What the exercise asks: Transcribe all of the material exactly, except for its pictures.

Source data:
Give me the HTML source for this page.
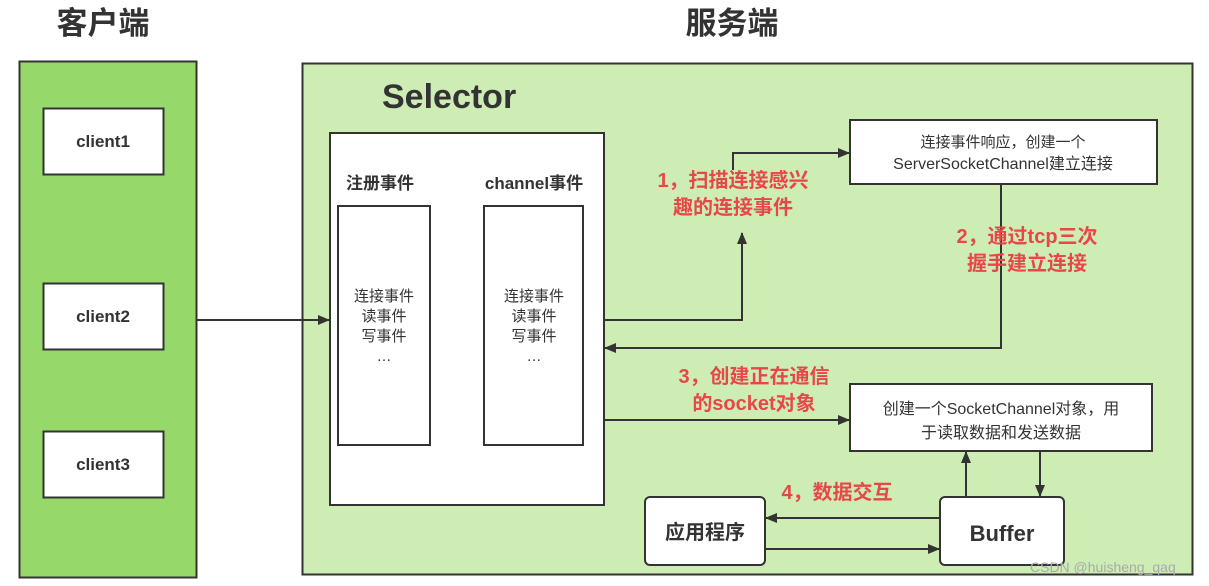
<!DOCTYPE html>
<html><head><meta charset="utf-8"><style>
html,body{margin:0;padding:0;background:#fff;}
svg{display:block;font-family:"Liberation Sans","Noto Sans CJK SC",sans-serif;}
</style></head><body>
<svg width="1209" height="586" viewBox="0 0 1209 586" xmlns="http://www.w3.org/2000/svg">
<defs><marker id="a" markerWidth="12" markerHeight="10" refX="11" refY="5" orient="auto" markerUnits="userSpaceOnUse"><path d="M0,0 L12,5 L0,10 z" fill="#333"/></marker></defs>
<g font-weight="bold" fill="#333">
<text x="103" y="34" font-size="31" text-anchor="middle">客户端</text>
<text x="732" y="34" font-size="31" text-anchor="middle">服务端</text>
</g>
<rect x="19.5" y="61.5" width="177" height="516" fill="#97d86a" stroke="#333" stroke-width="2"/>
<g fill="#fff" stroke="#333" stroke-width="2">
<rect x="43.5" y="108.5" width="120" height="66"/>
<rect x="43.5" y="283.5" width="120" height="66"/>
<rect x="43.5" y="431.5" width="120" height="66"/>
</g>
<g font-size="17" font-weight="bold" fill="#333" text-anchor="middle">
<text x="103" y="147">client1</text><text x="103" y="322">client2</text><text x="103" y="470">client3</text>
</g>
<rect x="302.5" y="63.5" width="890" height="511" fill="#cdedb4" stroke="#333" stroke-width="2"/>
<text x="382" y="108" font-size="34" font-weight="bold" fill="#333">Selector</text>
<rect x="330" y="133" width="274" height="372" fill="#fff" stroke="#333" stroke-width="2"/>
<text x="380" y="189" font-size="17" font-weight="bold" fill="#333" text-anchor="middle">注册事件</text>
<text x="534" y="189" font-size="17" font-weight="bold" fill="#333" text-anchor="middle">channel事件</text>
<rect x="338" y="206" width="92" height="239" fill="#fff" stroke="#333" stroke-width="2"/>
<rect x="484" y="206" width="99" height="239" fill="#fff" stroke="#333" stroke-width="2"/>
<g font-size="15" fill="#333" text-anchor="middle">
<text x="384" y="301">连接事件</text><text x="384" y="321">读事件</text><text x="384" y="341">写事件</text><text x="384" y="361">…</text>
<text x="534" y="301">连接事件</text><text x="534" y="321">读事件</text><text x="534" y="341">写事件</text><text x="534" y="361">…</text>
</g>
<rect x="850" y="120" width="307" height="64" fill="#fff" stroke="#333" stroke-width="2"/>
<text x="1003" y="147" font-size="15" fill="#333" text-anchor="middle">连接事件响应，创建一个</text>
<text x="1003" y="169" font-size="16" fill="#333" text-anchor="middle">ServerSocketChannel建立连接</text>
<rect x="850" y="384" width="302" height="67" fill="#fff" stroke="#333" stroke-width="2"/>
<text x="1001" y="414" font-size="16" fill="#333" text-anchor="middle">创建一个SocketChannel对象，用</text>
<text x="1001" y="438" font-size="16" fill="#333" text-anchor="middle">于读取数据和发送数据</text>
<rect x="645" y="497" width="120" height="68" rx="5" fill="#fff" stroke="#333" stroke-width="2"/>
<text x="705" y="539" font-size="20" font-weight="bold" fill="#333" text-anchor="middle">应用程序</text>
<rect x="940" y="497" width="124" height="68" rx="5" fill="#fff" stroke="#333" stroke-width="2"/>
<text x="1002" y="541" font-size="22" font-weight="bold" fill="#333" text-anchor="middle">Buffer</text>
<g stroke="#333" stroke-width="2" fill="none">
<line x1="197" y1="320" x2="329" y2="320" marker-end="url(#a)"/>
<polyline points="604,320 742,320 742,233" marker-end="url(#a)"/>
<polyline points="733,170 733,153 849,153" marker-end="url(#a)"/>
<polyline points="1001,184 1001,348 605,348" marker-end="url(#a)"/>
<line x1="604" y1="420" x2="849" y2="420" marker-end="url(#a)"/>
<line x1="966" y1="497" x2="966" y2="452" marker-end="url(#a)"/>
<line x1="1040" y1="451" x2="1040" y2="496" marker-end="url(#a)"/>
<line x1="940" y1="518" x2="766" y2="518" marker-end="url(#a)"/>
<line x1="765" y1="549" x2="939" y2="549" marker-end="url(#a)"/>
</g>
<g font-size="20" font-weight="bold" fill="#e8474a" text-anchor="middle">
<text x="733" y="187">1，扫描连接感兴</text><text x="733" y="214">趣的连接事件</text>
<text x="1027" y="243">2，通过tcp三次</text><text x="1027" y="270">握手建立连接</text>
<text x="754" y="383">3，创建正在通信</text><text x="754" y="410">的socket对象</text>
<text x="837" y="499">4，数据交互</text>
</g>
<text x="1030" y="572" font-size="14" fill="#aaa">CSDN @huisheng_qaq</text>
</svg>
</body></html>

Task answer:
Give me the HTML source for this page.
<!DOCTYPE html>
<html><head><meta charset="utf-8"><style>
html,body{margin:0;padding:0;background:#fff;}
svg{display:block;font-family:"Liberation Sans","Noto Sans CJK SC",sans-serif;}
</style></head><body>
<svg width="1209" height="586" viewBox="0 0 1209 586" xmlns="http://www.w3.org/2000/svg">
<defs><marker id="a" markerWidth="12" markerHeight="10" refX="11" refY="5" orient="auto" markerUnits="userSpaceOnUse"><path d="M0,0 L12,5 L0,10 z" fill="#333"/></marker></defs>
<g font-weight="bold" fill="#333">
<text x="103" y="34" font-size="31" text-anchor="middle">客户端</text>
<text x="732" y="34" font-size="31" text-anchor="middle">服务端</text>
</g>
<rect x="19.5" y="61.5" width="177" height="516" fill="#97d86a" stroke="#333" stroke-width="2"/>
<g fill="#fff" stroke="#333" stroke-width="2">
<rect x="43.5" y="108.5" width="120" height="66"/>
<rect x="43.5" y="283.5" width="120" height="66"/>
<rect x="43.5" y="431.5" width="120" height="66"/>
</g>
<g font-size="17" font-weight="bold" fill="#333" text-anchor="middle">
<text x="103" y="147">client1</text><text x="103" y="322">client2</text><text x="103" y="470">client3</text>
</g>
<rect x="302.5" y="63.5" width="890" height="511" fill="#cdedb4" stroke="#333" stroke-width="2"/>
<text x="382" y="108" font-size="34" font-weight="bold" fill="#333">Selector</text>
<rect x="330" y="133" width="274" height="372" fill="#fff" stroke="#333" stroke-width="2"/>
<text x="380" y="189" font-size="17" font-weight="bold" fill="#333" text-anchor="middle">注册事件</text>
<text x="534" y="189" font-size="17" font-weight="bold" fill="#333" text-anchor="middle">channel事件</text>
<rect x="338" y="206" width="92" height="239" fill="#fff" stroke="#333" stroke-width="2"/>
<rect x="484" y="206" width="99" height="239" fill="#fff" stroke="#333" stroke-width="2"/>
<g font-size="15" fill="#333" text-anchor="middle">
<text x="384" y="301">连接事件</text><text x="384" y="321">读事件</text><text x="384" y="341">写事件</text><text x="384" y="361">…</text>
<text x="534" y="301">连接事件</text><text x="534" y="321">读事件</text><text x="534" y="341">写事件</text><text x="534" y="361">…</text>
</g>
<rect x="850" y="120" width="307" height="64" fill="#fff" stroke="#333" stroke-width="2"/>
<text x="1003" y="147" font-size="15" fill="#333" text-anchor="middle">连接事件响应，创建一个</text>
<text x="1003" y="169" font-size="16" fill="#333" text-anchor="middle">ServerSocketChannel建立连接</text>
<rect x="850" y="384" width="302" height="67" fill="#fff" stroke="#333" stroke-width="2"/>
<text x="1001" y="414" font-size="16" fill="#333" text-anchor="middle">创建一个SocketChannel对象，用</text>
<text x="1001" y="438" font-size="16" fill="#333" text-anchor="middle">于读取数据和发送数据</text>
<rect x="645" y="497" width="120" height="68" rx="5" fill="#fff" stroke="#333" stroke-width="2"/>
<text x="705" y="539" font-size="20" font-weight="bold" fill="#333" text-anchor="middle">应用程序</text>
<rect x="940" y="497" width="124" height="68" rx="5" fill="#fff" stroke="#333" stroke-width="2"/>
<text x="1002" y="541" font-size="22" font-weight="bold" fill="#333" text-anchor="middle">Buffer</text>
<g stroke="#333" stroke-width="2" fill="none">
<line x1="197" y1="320" x2="329" y2="320" marker-end="url(#a)"/>
<polyline points="604,320 742,320 742,233" marker-end="url(#a)"/>
<polyline points="733,170 733,153 849,153" marker-end="url(#a)"/>
<polyline points="1001,184 1001,348 605,348" marker-end="url(#a)"/>
<line x1="604" y1="420" x2="849" y2="420" marker-end="url(#a)"/>
<line x1="966" y1="497" x2="966" y2="452" marker-end="url(#a)"/>
<line x1="1040" y1="451" x2="1040" y2="496" marker-end="url(#a)"/>
<line x1="940" y1="518" x2="766" y2="518" marker-end="url(#a)"/>
<line x1="765" y1="549" x2="939" y2="549" marker-end="url(#a)"/>
</g>
<g font-size="20" font-weight="bold" fill="#e8474a" text-anchor="middle">
<text x="733" y="187">1，扫描连接感兴</text><text x="733" y="214">趣的连接事件</text>
<text x="1027" y="243">2，通过tcp三次</text><text x="1027" y="270">握手建立连接</text>
<text x="754" y="383">3，创建正在通信</text><text x="754" y="410">的socket对象</text>
<text x="837" y="499">4，数据交互</text>
</g>
<text x="1030" y="572" font-size="14" fill="#aaa">CSDN @huisheng_qaq</text>
</svg>
</body></html>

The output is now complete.